Brigid Daull Brockway is technically a writer

Brigid Daull Brockway is technically a writer

A blog about words, wordplay, and etymology, with slightly more than occasional political rants.

Wednesday, March 7, 2012

Wrecking Ball

I keep starting and stopping writing this post in honor of Bruce Springsteen's new album Wrecking Ball. I'm not going to write a review because, you know, any review I would write that would consist of anything but "Bruuuuuuuuuuuuuuuuuuuuuuuuuuuuuuuuuuuuuuuuuuuuuuuuuuuuuuuuuuuuuuuuuuuuuuuuuuuuuuuuuuuuuuuuuuuuuuuuuuuuuuuuuuuuuuuuuuuuuuuuuuuuuuuuuuuuuuuuuuuuuuuuuuuuuuuuuuuuuuuuuuuuuuuuuuuuuuuuuuuuuuuuuuuuuuuuuuuuuuuuuuuuuuuuuuuuuuuuuuuuuuuuuuuuuuuuuuuuuuuuuuuuuuuuuuuuce" would just be a lie and we all know it.

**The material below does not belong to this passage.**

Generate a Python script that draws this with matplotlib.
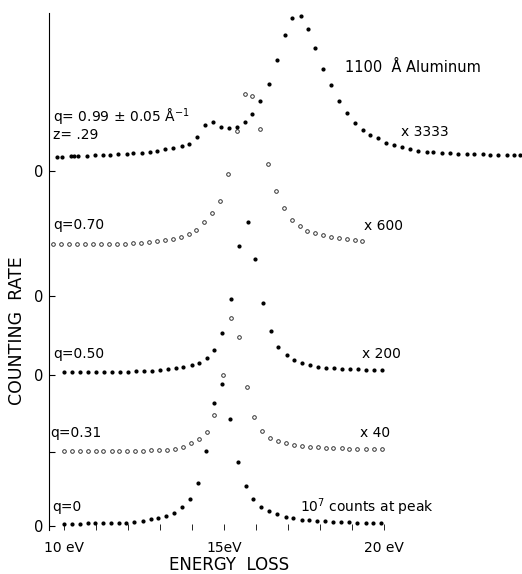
import numpy as np
import matplotlib
matplotlib.use('Agg')
import matplotlib.pyplot as plt

plt.rcParams['font.family'] = ['DejaVu Sans']

# energy loss (eV) and counting rate (arbitrary units, above each curve's own zero)
# q = 0   (filled dots)
e_q0 = [10.00, 10.25, 10.50, 10.74, 10.98, 11.22, 11.47, 11.72, 11.95, 12.20, 12.46,
        12.71, 12.95, 13.20, 13.44, 13.70, 13.94, 14.19, 14.44, 14.70, 14.95, 15.19,
        15.45, 15.68, 15.92, 16.16, 16.42, 16.67, 16.93, 17.17, 17.43, 17.67, 17.92,
        18.16, 18.40, 18.66, 18.92, 19.17, 19.44, 19.67, 19.90]
i_q0 = [0.25, 0.25, 0.25, 0.27, 0.27, 0.27, 0.30, 0.30, 0.33, 0.40, 0.55,
        0.70, 0.83, 0.97, 1.35, 1.87, 2.70, 4.30, 7.50, 12.33, 14.20, 10.70,
        6.43, 4.00, 2.67, 1.93, 1.50, 1.20, 0.95, 0.80, 0.65, 0.57, 0.52,
        0.50, 0.43, 0.40, 0.37, 0.33, 0.30, 0.27, 0.27]

# q = 0.31   (open circles)
e_q31 = [10.00, 10.24, 10.50, 10.74, 10.99, 11.23, 11.49, 11.73, 11.98, 12.22, 12.48,
         12.72, 12.97, 13.21, 13.47, 13.71, 13.97, 14.22, 14.46, 14.70, 14.98, 15.21,
         15.47, 15.71, 15.95, 16.20, 16.44, 16.69, 16.94, 17.19, 17.43, 17.69, 17.93,
         18.19, 18.42, 18.68, 18.92, 19.17, 19.44, 19.70, 19.93]
i_q31 = [0.13, 0.13, 0.13, 0.13, 0.13, 0.13, 0.13, 0.13, 0.13, 0.13, 0.15,
         0.17, 0.20, 0.25, 0.32, 0.55, 0.90, 1.28, 2.00, 3.68, 7.73, 13.37,
         11.50, 6.47, 3.53, 2.10, 1.43, 1.10, 0.88, 0.72, 0.63, 0.50, 0.47,
         0.42, 0.37, 0.37, 0.30, 0.30, 0.30, 0.30, 0.30]

# q = 0.50   (filled dots)
e_q50 = [10.00, 10.26, 10.50, 10.76, 11.00, 11.25, 11.51, 11.75, 12.01, 12.25, 12.51,
         12.74, 13.00, 13.24, 13.49, 13.73, 13.99, 14.23, 14.47, 14.70, 14.95, 15.22,
         15.48, 15.75, 15.96, 16.23, 16.46, 16.70, 16.96, 17.19, 17.44, 17.69, 17.95,
         18.20, 18.44, 18.70, 18.94, 19.20, 19.44, 19.69, 19.95]
i_q50 = [0.27, 0.27, 0.27, 0.27, 0.27, 0.27, 0.30, 0.30, 0.33, 0.37, 0.40,
         0.43, 0.50, 0.60, 0.73, 0.83, 0.97, 1.17, 1.67, 2.50, 4.25, 7.60,
         12.87, 15.33, 11.60, 7.25, 4.38, 2.85, 2.04, 1.50, 1.23, 0.98, 0.85,
         0.75, 0.67, 0.60, 0.57, 0.57, 0.50, 0.50, 0.50]

# q = 0.70   (open circles)
e_q70 = [9.67, 9.91, 10.16, 10.42, 10.66, 10.92, 11.16, 11.41, 11.65, 11.91,
         12.17, 12.41, 12.66, 12.90, 13.16, 13.40, 13.66, 13.91, 14.14, 14.38,
         14.63, 14.88, 15.13, 15.40, 15.65, 15.88, 16.13, 16.38, 16.63, 16.88,
         17.12, 17.36, 17.60, 17.85, 18.10, 18.34, 18.60, 18.85, 19.09, 19.32]
i_q70 = [5.17, 5.17, 5.17, 5.17, 5.17, 5.17, 5.17, 5.20, 5.20, 5.20,
         5.27, 5.33, 5.40, 5.47, 5.57, 5.67, 5.87, 6.17, 6.58, 7.38,
         8.32, 9.50, 12.17, 16.47, 20.17, 19.97, 16.67, 13.17, 10.53, 8.77,
         7.65, 6.97, 6.50, 6.27, 6.08, 5.87, 5.77, 5.67, 5.57, 5.53]

# q = 0.99   (filled dots)
e_q99 = [9.79, 9.93, 10.21, 10.31, 10.45, 10.71, 10.97, 11.23, 11.44, 11.70, 11.96,
         12.17, 12.43, 12.69, 12.90, 13.16, 13.42, 13.68, 13.92, 14.17, 14.42, 14.66,
         14.90, 15.15, 15.40, 15.65, 15.88, 16.13, 16.40, 16.65, 16.91, 17.13, 17.41,
         17.63, 17.84, 18.09, 18.34, 18.59, 18.84, 19.09, 19.34, 19.56, 19.81, 20.06,
         20.31, 20.56, 20.81, 21.07, 21.33, 21.54, 21.80, 22.06, 22.32, 22.58, 22.82,
         23.08, 23.31, 23.57, 23.83, 24.07, 24.25]
i_q99 = [1.43, 1.43, 1.47, 1.50, 1.50, 1.50, 1.57, 1.60, 1.60, 1.67, 1.70,
         1.77, 1.83, 1.93, 2.03, 2.17, 2.33, 2.50, 2.70, 3.40, 4.57, 4.90,
         4.37, 4.27, 4.40, 4.90, 5.70, 7.00, 8.75, 11.15, 13.60, 15.30, 15.50,
         14.20, 12.30, 10.20, 8.60, 7.00, 5.80, 4.80, 4.10, 3.60, 3.30, 2.80,
         2.60, 2.40, 2.20, 2.03, 1.93, 1.87, 1.77, 1.77, 1.70, 1.70, 1.67,
         1.67, 1.60, 1.60, 1.60, 1.60, 1.60]

# zero level of every curve on the common vertical axis
zero_levels = [0.0, 7.4, 15.1, 23.0, 35.5]
zero_labels = ['0', '', '0', '0', '0']

q_labels = ['q=0', 'q=0.31', 'q=0.50', 'q=0.70']
scale_labels = ['10$^7$ counts at peak', 'x 40', 'x 200', 'x 600']
x_tick_labels = ['10 eV', '15eV', '20 eV']

W, H = 522, 574
fig = plt.figure(figsize=(W / 100, H / 100), dpi=100)
ax = fig.add_axes([49 / W, 44 / H, 473 / W, 517 / H])
ax.set_xlim(9.53125, 24.3125)
ax.set_ylim(-0.4, 51.3)

filled = dict(ls='none', marker='o', ms=2.0, color='black', clip_on=False)
hollow = dict(ls='none', marker='o', ms=2.6, mfc='white', mec='#333333', mew=0.7, clip_on=False)

series = [(e_q0, i_q0, filled), (e_q31, i_q31, hollow), (e_q50, i_q50, filled),
          (e_q70, i_q70, hollow), (e_q99, i_q99, filled)]
for (e, i, style), z in zip(series, zero_levels):
    ax.plot(e, np.array(i) + z, **style)

# axes: only the left line, ticks pointing inwards
for side in ['top', 'right', 'bottom']:
    ax.spines[side].set_visible(False)
ax.spines['left'].set_linewidth(0.8)
ax.set_yticks(zero_levels)
ax.set_yticklabels(zero_labels, fontsize=10.5)
ax.set_xticks([10, 15, 20])
ax.set_xticklabels(x_tick_labels, fontsize=10)
ax.set_xticks(np.arange(10, 21), minor=True)
ax.tick_params(axis='y', direction='in', length=4, width=0.8, pad=4)
ax.tick_params(axis='x', which='both', direction='in', length=4, width=0.6, pad=8)

# labels on the curves
fs = 10
ax.text(9.656, 40.9, 'q= 0.99 ± 0.05 Å$^{-1}$', fontsize=fs, va='center')
ax.text(9.656, 39.1, 'z= .29', fontsize=fs, va='center')
ax.text(18.78, 45.9, '1100  Å Aluminum', fontsize=10.5, va='center')
ax.text(20.53, 39.4, 'x 3333', fontsize=fs, va='center')
q_pos = [(9.625, 1.9), (9.5625, 9.3), (9.656, 17.2), (9.656, 30.1)]
s_pos = [(17.375, 1.9), (19.25, 9.3), (19.31, 17.2), (19.375, 30.0)]
for lab, (x, y) in zip(q_labels, q_pos):
    ax.text(x, y, lab, fontsize=fs, va='center')
for lab, (x, y) in zip(scale_labels, s_pos):
    ax.text(x, y, lab, fontsize=fs, va='center')

fig.text(229 / W, 1 - 565 / H, 'ENERGY  LOSS', fontsize=12, ha='center', va='center')
fig.text(17 / W, 1 - 331 / H, 'COUNTING  RATE', fontsize=12.5, ha='center', va='center',
         rotation=90)

fig.savefig('out.png', dpi=100)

Not that I thought the album was that good, but because, you know, there's pretty much a constant chorus of  "Bruuuuuuuuuuuuuuuuuuuuuuuuuuuuuuuuuuuuuuuuuuuuuuuuuuuuuuuuuuuuuuuuuuuuuuuuuuuuuuuuuuuuuuuuuuuuuuuuuuuuuuuuuuuuuuuuuuuuuuuuuuuuuuuuuuuuuuuuuuuuuuuuuuuuuuuuuuuuuuuuuuuuuuuuuuuuuuuuuuuuuuuuuuuuuuuuuuuuuuuuuuuuuuuuuuuuuuuuuuuuuuuuuuuuuuuuuuuuuuuuuuuuuuuuuuuuce" going on in my head at any given time.

So, I thought, why not write about other people's reviews of Bruce? You see, I've noticed that all reviews of all Bruce albums seem written either by people so enamored of the man that they can't bear to say a bad thing about him or people who are just kind of clueless. People who don't get that songs like We Take Care of Our Own, Glory Days, and Born in the USA are meant to be ironic, or that Springsteen is not the "speaker" in all of his songs.
And I think the reason the reviews always seem to be senseless to me is that it's all a bunch of people attempting to voice the ineffable. Either listening to Bruce is a religious experience for you OR it's a chore. Either you can understand and are moved by every word he says OR you find the few words you can distinguish trite and predictable. 
And for Wrecking Ball, either Bruce has built, as the NPR reviewer put it, "a marvelously diverse creation" OR he ripped off the sounds of a bunch of younger bands in a desperate attempt to remain relevant, as the LA Times critic implies. Either he's tapped directly into the zeitgeist of the "real America" OR he's exploiting the zeitgeist to sell records. Either he's been recycling the same half dozen melodies for forty years OR he remains gloriously true to his own aesthetic. Either he's an old man thrashing against his own obsolescence OR he is the mature manifestation of his earlier ideals.
And whether you believe the former or the latter depends on whether you are and remain one of the rabid faithful. I'm one of the rabid faithful. Listening to Bruce makes me want to be a better person. He's brilliant and timeless and his art taps into truths as old as existence. His music speaks to me, inspires me, and thrills me. He still has things to say and he's saying them as only he can. 
I feel really fortunate to be one of the rabid faithful, and I hope I remain so, even if he makes a dozen more albums that sound just like The Ghost of Tom Joad (which I actually thought was a really good album - are you shocked?)